Let $M$ be and integer and define $[M] = \{1,\cdots,M\}$. Suppose $S\subseteq M$ with $\vert S\vert = \beta M$, for some $0< \beta <1$. Let $Y$ be a random sample of size $t$, where the sampling is done without replacement, meaning for a fixed subset $P$ of $[M]$ of size $t$, $Pr[Y=P] = \frac{1}{\binom{M}{t}}$.
I want to show that for some constant $c<1$ $Pr[\vert Y\cap S\vert \geq c\vert S\vert] \geq \frac{1}{2}$, so that $Y$ contains a constant fraction of points of $S$, with constant probability. (For eaxample if we take, say $2\beta M$ points from $[M]$, the this sample will contain a constant fraction of $S$.) The main point I want to investigate whether the ratio $\frac{t}{\vert S\vert}$ is a constant. Another way to ask the question is what is the sample size required to cover at least a constant fraction of $S$ and whether this size grows linearly with $\vert S\vert$.

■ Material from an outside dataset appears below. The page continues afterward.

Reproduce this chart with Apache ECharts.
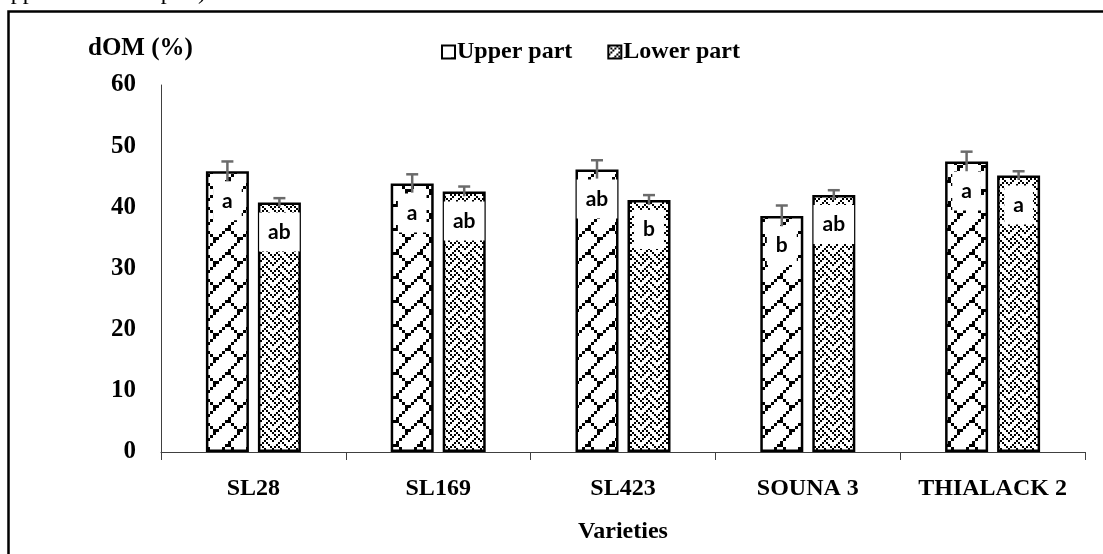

My first approach is to directly bound the probability. But before we relax the problem and assume indeed $t = \gamma\beta M$, for some constant $\gamma$ and that we are interested in the event $\vert Y\cap S\vert = c\vert S\vert$. As there are $\binom{\gamma\beta M}{c\beta M}$ possible subset of $Y$ of size $c\beta M$, the required probability is $\frac{\binom{\gamma\beta M}{c\beta M}}{\binom{M}{\gamma\beta M}}$ (assume for simplicity that all the parameters are integers), but I have not been able to simplify the expression, to show that $\gamma$ is indeed a constant, possibly depends on $c$.
My second approach relies on a general result of Hoeffding (see Theorem 4 of Probability Inequalities for Sums of Bounded Random Variables), which roughly says that Chernoff type results also hold for sampling without replacement, if it holds for sampling with replacement. It is enough to take a uniform and independent sample $X$ of size $t$, where sampling is done with replacement and analyze the corresponding probability.
Now the issue with this approach is $\mathbb{E}[\vert X\cap S\vert] = \beta t$ and applying Chernoff type bound would imply that most of sample will belong to $S$, (meaning $\vert X\cap S\vert \geq c\vert X\vert$), not that most of the $S$ will belong to $X$ (meaning $\vert X\cap S\vert \geq c\vert S\vert$). I am kind of stuck here. At this point I am not quite sure if $\frac{\binom{\gamma\beta M}{c\beta M}}{\binom{M}{\gamma\beta M}}$ is the correct expression for the desired probability in the first case. My intuition is that, in the second case where $\beta$ is large, each sample will likely to be in $S$, so we need only constant time larger sample to cover at least a constant fraction of $S$. So far I have not been able to prove this.
Thanks
This question is closely related to this question .
Edit: I think the first approach works. I have incorrectly stated that the probability is $\frac{\binom{\gamma\beta M}{c\beta M}}{\binom{M}{\gamma\beta M}}$. In fact $\vert Y\cap S\vert$ is a hypergeometric random variable. Standard concentration inequality shows that $t=\frac{M}{2}$ works. In this case with high probability $\vert Y\cap S\vert \geq \frac{1}{4}\beta M$ and $\frac{t}{\vert S\vert} = \frac{1}{2\beta}$, a constant.